John Wesley preached outside Brackley Town Hall in 1784. Though he described the crowd’s reaction as “understanding me no more than if I had been talking Greek” there was clearly a small society of Methodists already established; it suffered somewhat at the hands of the local inhabitants including the leaders of the Anglican Church.
The first Methodist Church building in the town was opened about 1804 in what was then Tinker’s Lane (later Chapel Lane and now Hill Street) less than 100 yards from the present building. That original church served the people until 1905 (when the present church was opened) though the actual building remained, in deteriorating condition, until the mid 1970s, being latterly used for storage of farm materials!
The 1905 church comprised a very large worship area with small choir and minister’s vestries.

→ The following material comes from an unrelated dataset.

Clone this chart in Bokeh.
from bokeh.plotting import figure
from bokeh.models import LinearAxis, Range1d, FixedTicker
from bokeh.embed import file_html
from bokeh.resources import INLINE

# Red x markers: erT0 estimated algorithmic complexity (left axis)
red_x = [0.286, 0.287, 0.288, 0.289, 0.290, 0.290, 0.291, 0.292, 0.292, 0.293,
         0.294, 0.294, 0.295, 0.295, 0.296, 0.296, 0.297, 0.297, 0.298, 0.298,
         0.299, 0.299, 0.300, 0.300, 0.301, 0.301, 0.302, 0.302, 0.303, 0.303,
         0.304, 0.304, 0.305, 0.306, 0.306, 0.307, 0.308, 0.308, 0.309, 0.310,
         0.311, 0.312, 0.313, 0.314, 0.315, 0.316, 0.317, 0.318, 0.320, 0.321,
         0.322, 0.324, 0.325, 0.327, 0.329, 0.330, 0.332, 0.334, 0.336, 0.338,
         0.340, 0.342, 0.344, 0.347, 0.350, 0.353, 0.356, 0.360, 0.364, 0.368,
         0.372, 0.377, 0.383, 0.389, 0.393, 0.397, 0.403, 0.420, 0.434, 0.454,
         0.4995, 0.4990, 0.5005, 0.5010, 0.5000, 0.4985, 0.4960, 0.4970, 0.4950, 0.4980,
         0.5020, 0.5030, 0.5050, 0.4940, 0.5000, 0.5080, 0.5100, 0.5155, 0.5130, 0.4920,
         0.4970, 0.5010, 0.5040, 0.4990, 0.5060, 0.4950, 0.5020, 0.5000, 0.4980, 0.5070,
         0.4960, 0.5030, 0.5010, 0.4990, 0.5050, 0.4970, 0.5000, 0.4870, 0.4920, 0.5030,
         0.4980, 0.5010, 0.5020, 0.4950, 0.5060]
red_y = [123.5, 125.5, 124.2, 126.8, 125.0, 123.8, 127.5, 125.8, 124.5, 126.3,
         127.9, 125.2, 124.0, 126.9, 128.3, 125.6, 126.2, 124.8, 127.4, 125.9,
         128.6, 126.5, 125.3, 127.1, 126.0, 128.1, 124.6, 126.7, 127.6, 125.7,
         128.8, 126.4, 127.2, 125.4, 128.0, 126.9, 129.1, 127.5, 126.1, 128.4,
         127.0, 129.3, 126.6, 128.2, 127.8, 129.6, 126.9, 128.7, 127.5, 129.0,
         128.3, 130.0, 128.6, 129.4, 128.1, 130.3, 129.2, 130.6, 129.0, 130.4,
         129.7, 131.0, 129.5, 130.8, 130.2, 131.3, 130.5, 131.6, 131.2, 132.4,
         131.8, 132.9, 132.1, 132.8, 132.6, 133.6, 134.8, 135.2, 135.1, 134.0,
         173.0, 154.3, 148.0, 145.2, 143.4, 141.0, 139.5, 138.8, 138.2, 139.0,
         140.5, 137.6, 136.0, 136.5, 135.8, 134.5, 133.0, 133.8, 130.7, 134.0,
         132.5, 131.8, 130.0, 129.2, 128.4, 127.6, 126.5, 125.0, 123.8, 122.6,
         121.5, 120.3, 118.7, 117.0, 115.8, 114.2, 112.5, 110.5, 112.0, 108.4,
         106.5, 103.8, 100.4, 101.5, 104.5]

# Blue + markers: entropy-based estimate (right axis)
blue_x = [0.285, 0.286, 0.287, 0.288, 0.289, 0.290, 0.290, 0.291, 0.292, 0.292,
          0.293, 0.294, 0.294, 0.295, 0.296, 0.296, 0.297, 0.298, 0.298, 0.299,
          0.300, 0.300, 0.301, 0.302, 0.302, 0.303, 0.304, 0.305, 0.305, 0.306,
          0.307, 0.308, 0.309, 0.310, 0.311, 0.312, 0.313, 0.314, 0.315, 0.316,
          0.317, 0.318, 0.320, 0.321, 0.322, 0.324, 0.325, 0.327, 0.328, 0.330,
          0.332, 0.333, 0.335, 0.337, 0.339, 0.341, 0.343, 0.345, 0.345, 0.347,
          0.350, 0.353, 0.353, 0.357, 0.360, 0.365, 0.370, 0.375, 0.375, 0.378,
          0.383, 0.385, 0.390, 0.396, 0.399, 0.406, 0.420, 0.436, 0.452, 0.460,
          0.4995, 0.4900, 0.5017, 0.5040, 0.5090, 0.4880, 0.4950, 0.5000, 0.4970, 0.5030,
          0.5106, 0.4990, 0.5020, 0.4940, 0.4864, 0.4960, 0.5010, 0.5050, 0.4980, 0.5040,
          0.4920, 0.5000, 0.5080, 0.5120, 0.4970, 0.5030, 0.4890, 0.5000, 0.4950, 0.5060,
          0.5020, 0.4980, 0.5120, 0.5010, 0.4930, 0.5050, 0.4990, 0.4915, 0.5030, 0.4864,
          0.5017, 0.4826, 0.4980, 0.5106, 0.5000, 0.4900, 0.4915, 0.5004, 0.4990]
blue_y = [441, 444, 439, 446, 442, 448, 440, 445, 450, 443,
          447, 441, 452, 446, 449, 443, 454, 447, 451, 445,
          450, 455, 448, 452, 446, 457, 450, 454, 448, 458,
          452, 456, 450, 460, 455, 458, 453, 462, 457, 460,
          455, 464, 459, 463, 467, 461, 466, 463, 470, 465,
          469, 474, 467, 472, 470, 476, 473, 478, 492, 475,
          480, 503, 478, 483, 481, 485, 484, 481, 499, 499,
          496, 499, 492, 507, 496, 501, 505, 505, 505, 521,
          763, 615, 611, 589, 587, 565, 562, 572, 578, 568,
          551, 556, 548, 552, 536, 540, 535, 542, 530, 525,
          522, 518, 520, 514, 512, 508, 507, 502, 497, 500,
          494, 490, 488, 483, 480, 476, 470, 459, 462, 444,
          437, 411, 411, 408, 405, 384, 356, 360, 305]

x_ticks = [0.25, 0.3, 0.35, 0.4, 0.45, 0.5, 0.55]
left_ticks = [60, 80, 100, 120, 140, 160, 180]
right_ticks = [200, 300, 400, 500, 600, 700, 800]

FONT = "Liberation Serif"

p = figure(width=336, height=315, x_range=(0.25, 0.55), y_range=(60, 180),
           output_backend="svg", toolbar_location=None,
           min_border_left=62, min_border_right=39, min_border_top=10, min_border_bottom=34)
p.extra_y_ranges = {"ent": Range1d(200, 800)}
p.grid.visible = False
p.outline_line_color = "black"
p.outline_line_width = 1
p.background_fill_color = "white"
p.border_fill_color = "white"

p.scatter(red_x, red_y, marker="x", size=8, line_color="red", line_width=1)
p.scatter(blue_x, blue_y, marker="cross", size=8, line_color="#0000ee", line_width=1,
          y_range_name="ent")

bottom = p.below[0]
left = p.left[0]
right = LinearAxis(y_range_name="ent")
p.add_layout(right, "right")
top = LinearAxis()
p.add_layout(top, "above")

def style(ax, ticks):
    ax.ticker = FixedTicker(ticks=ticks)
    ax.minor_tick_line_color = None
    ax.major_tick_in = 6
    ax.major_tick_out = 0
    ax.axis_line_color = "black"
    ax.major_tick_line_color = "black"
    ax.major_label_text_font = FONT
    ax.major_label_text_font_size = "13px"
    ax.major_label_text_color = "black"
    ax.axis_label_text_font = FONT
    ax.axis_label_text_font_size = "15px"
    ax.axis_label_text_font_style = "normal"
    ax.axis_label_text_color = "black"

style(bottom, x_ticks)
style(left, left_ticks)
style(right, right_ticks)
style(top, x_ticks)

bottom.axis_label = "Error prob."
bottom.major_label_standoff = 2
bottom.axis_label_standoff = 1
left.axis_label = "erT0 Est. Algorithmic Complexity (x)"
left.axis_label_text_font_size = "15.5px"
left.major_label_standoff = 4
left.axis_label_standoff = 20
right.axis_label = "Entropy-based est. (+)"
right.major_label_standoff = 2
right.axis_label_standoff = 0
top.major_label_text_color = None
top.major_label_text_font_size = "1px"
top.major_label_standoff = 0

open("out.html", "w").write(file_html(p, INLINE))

Supplementary buildings remained at the other end of Hill Street for other purposes such as Elementary and Sunday School. The scale of the building (it could seat 400 worshippers at a pinch) was in anticipation of railway yards being sited in or near to Brackley. The Great Central Railway was currently under construction but the yards were eventually built over ten miles away at Woodford Halse and the absence of the expected influx of people left the church always sparsely filled. Those who might remember the church in the 1960s would recall the large building, not too well maintained, and home to little more than a handful of worshippers.

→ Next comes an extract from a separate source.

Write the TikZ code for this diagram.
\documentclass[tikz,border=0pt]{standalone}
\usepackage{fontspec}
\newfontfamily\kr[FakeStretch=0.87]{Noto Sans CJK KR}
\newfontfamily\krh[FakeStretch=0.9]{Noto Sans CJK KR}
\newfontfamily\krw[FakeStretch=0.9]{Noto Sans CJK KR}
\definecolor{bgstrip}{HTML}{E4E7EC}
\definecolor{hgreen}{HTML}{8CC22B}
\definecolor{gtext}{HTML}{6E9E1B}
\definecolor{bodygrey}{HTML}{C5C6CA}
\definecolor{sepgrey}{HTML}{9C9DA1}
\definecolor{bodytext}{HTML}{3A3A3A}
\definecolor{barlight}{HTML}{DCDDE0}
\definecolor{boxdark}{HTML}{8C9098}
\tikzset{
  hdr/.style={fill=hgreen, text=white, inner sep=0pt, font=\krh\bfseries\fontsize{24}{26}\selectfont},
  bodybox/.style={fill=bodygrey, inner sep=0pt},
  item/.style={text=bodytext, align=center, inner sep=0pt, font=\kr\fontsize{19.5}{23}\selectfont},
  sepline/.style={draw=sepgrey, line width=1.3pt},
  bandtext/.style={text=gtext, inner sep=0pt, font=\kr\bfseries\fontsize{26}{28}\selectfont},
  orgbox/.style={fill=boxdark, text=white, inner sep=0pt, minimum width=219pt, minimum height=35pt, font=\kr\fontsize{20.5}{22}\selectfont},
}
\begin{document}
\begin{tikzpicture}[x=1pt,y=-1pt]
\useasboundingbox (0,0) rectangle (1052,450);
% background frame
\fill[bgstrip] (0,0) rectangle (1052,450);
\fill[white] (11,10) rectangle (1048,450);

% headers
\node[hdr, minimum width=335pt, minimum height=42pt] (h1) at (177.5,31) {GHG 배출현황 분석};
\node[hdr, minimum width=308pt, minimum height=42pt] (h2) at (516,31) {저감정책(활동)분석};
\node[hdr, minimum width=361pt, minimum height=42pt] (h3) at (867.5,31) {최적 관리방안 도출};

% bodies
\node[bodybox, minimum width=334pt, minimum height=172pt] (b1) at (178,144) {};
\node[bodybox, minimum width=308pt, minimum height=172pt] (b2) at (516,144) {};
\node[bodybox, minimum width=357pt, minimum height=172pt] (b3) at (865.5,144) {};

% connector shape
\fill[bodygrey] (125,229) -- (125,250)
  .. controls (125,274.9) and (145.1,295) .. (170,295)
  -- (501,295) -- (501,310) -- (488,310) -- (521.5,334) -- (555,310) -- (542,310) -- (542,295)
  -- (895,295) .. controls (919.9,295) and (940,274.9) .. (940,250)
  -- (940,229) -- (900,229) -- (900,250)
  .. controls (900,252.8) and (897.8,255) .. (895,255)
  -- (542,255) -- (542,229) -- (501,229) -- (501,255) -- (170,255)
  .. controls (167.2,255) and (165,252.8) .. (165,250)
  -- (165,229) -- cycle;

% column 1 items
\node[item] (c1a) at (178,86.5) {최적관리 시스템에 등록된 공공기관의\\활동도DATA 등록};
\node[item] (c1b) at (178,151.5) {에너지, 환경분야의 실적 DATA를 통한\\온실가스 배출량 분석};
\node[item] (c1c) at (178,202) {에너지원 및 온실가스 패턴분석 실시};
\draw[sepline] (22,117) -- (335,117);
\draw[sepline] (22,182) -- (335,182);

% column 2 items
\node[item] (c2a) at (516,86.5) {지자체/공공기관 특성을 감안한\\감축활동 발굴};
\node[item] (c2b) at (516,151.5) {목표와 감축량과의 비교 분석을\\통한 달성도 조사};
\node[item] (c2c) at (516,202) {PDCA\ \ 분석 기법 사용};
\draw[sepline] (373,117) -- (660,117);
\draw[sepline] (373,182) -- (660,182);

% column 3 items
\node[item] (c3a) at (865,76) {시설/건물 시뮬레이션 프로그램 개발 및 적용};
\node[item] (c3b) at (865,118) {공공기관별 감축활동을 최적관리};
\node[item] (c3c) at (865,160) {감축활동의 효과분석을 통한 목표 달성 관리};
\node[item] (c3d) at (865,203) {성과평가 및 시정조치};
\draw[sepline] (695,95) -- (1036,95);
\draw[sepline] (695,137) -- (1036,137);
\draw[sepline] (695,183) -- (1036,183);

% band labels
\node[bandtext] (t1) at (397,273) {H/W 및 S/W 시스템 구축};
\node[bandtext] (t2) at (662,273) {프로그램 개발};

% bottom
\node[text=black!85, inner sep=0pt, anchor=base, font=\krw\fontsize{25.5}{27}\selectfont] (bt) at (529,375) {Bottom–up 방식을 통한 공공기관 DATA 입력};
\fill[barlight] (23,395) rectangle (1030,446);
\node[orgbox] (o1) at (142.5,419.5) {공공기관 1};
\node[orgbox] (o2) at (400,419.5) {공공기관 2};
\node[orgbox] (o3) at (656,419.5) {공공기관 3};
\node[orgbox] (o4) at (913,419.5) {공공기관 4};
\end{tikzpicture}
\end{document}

In 1974 the decision was made to remodel the church. The Sunday School rooms, ex-Caretaker’s cottage and old church building were all sold and the proceeds used to help finance the alterations. The basic plan of the interior was in essence the same as the present building which was remodelled again in 2000: the worshipping area reduced to about half the total size, a medium sized hall (served by a kitchen), smaller meeting rooms and generally improved facilities. Around 1974, with the expansion of the town, the congregation began to grow to its current size of around 75 members.
A history of the church has been published called “Brackley and the people called Methodists”.